14 thoughts on “Is Rwanda a bigger problem for Rice?

  1. Kathryn Fenner

    Why the drawn knives over Rice? She hasn’t been nominated, yet right? Isn’t Kerry also bandied about as a possibility? Is it a pre-emptive strike, and if so, why?

    It isn’t, as Jon Stewart pointed out, as if the other Rice didn’t say there were WMDs after she knew otherwise.

  2. Brad

    The conventional gossip on GOP motives is that they’d like Kerry to be nominated, because that would open up a Democratic Senate seat…

    But I fail to see how that helps the GOP — to have an open seat in Massachusetts, of all places. It’s not like the Republicans’ (temporary) triumph with Scott Brown is very likely to be repeated.

    I know this idea doesn’t get much cred here on the blog, but I believe that when John McCain and Lindsey Graham make a big deal about something, it’s because that’s what they actually BELIEVE, and not because of some underhanded partisan scheme on their part.

    Given McCain’s and Graham’s views on foreign policy, the misdirection on Benghazi is actually really offensive to them. It’s unlikely Democrats will relate to that, because their views are really different, so they look for alternative explanations.

    Also… if it’s a big GOP plot, it seems we’d be hearing the hue and cry from more than just the few Republican senators who are speaking out against Rice. And among them, notice, are three senators (counting Susan Collins) who are not among the usual water-carriers for the party’s more partisan agendas.

  3. Brad

    Also, all plot theories aside, I think McCain and Graham (and possibly Collins, I don’t know) actually sincerely have more respect for their colleague Kerry than they do Rice.

    And this Rwanda angle may help explain why.

    Note that the beef about Benghazi is that critics are saying that, rather than tell us straight what happened, Rice was pushing a line that was more to the administration’s partisan advantage. The Foreign Policy writer is noting that she apparently did the same thing in the past with regard to central Africa. To quote again from above, “If we use the word ‘genocide’ and are seen as doing nothing, what will be the effect on the November [congressional midterm] election?”

    Not the kind of question one usually wants to hear from one’s career diplomats.

  4. Brad

    Yeah, Burl — that’s what I’m on about.

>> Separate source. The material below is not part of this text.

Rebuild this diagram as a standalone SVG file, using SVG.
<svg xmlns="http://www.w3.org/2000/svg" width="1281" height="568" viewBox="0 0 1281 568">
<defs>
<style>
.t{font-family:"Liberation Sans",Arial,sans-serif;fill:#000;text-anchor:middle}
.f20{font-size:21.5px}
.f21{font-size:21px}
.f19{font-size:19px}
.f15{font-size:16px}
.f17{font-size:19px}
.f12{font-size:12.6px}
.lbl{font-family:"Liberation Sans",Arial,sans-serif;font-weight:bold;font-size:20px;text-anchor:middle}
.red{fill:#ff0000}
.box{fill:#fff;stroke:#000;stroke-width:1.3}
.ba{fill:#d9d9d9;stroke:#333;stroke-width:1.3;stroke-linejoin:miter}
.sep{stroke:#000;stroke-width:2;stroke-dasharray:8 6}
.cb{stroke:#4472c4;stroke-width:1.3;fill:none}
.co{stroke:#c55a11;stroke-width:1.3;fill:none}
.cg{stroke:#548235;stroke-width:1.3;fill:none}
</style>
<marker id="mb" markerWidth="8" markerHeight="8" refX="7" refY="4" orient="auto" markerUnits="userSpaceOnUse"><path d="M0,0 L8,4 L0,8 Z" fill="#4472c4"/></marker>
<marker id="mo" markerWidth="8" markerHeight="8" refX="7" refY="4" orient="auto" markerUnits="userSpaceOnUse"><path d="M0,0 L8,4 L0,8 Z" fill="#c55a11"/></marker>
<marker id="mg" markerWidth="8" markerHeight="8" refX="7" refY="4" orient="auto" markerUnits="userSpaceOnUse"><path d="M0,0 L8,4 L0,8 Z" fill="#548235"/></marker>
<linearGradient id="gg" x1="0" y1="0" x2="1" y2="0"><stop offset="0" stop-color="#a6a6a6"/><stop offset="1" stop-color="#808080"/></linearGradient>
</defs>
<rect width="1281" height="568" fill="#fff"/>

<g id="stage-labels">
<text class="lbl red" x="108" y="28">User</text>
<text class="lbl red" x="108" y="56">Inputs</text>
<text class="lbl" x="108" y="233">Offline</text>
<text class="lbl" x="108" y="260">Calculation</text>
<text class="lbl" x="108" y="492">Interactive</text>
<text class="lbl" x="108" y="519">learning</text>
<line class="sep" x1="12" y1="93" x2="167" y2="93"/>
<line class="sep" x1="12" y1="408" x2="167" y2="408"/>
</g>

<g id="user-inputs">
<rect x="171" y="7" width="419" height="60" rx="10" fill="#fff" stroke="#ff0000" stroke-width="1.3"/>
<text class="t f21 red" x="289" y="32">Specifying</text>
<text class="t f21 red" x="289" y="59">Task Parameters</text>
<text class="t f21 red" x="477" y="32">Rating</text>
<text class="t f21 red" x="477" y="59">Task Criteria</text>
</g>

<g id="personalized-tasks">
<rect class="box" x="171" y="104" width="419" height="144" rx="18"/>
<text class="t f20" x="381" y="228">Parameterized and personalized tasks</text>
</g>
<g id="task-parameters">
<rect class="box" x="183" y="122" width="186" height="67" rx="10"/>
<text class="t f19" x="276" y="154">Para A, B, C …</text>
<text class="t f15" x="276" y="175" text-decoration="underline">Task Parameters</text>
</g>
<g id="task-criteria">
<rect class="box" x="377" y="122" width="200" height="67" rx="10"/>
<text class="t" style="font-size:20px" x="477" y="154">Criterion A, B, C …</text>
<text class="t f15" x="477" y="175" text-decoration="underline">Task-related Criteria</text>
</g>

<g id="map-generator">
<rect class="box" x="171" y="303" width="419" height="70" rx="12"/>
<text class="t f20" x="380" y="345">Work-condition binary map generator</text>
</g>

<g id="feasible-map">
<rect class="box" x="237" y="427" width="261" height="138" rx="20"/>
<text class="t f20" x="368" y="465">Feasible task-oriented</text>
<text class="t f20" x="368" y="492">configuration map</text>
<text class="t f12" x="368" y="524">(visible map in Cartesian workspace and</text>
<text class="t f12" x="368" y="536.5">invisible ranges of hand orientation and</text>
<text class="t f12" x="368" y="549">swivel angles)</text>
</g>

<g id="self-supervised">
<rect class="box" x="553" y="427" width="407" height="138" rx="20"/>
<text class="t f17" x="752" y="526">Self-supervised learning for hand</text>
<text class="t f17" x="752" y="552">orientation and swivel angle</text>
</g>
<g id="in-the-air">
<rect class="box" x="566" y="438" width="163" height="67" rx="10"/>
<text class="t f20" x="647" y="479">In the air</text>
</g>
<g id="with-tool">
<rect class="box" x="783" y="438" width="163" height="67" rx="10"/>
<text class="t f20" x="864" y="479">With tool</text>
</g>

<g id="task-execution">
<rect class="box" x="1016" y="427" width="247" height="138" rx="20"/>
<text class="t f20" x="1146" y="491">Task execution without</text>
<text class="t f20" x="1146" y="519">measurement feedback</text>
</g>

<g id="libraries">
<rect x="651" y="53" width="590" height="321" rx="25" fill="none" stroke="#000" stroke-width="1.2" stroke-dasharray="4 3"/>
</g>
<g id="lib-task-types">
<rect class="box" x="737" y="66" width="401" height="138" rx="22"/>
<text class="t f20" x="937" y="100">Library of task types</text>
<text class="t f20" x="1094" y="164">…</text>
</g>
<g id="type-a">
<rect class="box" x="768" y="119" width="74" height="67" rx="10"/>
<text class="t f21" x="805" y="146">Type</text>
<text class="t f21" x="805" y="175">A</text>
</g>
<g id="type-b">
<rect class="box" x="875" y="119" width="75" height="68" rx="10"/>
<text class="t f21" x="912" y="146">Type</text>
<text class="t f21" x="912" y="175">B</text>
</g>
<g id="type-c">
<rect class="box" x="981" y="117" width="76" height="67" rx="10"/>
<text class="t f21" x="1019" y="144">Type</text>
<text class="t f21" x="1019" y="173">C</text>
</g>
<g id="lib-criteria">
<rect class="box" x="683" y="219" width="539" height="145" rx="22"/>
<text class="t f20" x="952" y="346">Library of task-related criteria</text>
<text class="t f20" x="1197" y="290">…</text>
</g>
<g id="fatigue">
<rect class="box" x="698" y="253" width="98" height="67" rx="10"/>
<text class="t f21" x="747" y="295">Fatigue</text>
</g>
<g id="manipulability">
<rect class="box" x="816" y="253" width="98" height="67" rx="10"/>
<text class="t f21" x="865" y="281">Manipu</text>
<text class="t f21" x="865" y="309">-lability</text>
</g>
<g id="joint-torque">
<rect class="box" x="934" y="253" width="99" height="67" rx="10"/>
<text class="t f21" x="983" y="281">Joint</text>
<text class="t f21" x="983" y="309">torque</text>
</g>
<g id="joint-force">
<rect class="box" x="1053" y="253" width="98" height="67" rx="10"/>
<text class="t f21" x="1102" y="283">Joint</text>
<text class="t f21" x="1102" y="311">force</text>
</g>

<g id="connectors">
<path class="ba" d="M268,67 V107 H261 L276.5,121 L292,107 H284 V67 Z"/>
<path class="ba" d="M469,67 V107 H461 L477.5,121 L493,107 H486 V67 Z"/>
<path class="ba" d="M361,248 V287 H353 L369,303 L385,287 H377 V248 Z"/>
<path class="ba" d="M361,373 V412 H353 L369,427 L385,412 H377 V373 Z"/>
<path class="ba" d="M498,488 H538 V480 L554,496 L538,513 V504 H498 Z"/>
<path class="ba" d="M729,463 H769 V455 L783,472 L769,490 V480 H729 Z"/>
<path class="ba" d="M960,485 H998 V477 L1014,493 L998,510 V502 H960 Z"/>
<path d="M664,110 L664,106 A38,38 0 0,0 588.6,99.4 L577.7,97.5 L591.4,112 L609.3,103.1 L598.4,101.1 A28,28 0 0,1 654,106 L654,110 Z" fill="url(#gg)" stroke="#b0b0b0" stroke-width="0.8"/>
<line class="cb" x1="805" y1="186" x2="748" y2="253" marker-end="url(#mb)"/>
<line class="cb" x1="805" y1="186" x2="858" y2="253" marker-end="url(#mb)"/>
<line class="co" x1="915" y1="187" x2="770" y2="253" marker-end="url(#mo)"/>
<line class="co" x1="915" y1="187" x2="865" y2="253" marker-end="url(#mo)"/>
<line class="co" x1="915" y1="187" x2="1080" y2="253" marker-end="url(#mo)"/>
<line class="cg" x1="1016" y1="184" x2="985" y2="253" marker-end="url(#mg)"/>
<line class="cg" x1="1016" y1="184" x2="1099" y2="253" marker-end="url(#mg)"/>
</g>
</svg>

    Another case where the simplest, most obvious explanation is probably the right one.

  5. Pat

    I think McCain and Graham are just doing their Republican chest-beating because they see an opening for some other things – like immigration finally. They have to do some ridiculous mouthing to keep the liberTEArians in the GOP below the simmering point.

  6. bud

    Rice did make some unfortunate comments regarding the genocide but she was young and appears to have learned much. Indeed the whole overcompensation thing, to the point of being a hawk is more troublesome to me.

  7. tavis micklash

    “Brad says:
    November 29, 2012 at 7:39 pm

    The conventional gossip on GOP motives is that they’d like Kerry to be nominated, because that would open up a Democratic Senate seat…”

    This. Although I really don’t see them derailing Rice. I don’t think they will have the votes honestly.

    “But I fail to see how that helps the GOP — to have an open seat in Massachusetts, of all places. It’s not like the Republicans’ (temporary) triumph with Scott Brown is very likely to be repeated.”

    Brown was elected in a special election previously. It was a one man show. So ANY right winger that had money to burn put it into this race to try to scrape a senate seat back.

    They are banking on lighting in a bottle again.

  8. bud

    Midterm elections and even moreso special elections favor the GOP. Given that Brown outperformed Romney in MA this past election gives them a realistic shot at winning Kerry’s seat if he were to become Sec of State. Seems like a rather diabolical scheme but success is certainly plausible.

  9. Silence

    I’m sure that the R’s would like to pick up Kerry’s senate seat, if it were possible, but like Tavis said, it’s like lighting striking twice.

    IMHO, there’s two things at play:

    1) The R’s are mad because Rice came out and lied/read incorrect talking points to mislead the public on the Libya situation prior to the election.

    2) There’s a certain collegiality in the Senate, and the R’s feel like Sen. Kerry might make a better SecState than Amb. Rice.

    I always prefer ketchup to rice with my State Department.

  10. bud

    The R’s are mad because Rice came out and lied/read incorrect talking points to mislead the public on the Libya situation prior to the election.
    -Silence

    It’s all faux anger. Rice did nothing wrong. They thought they had a campaign issue then when that blew up in their face they doubled down on this nonsense. Now there is no recourse but to play this silly game out to the end.

  11. Brad

    I don’t make the kind of big deal about it that Graham and McCain make. But on the other hand, I don’t excuse Rice, either.

    It IS disturbing that, several days after the incident, she was going on national television and saying things that were so wrong — and which we had known for days were wrong. It DOES tend to point either to something that’s not kosher, or incompetence of a sort you wouldn’t want in a secretary of state.

    If Graham and McCain are engaging in hyperbole on this, so is the president when he says “Susan Rice is extraordinary” and that he “Couldn’t be prouder of the job that she’s done.” It might not be a firing offense, but I don’t think I’d be busting my buttons with pride in a subordinate who had performed the way she did on national television.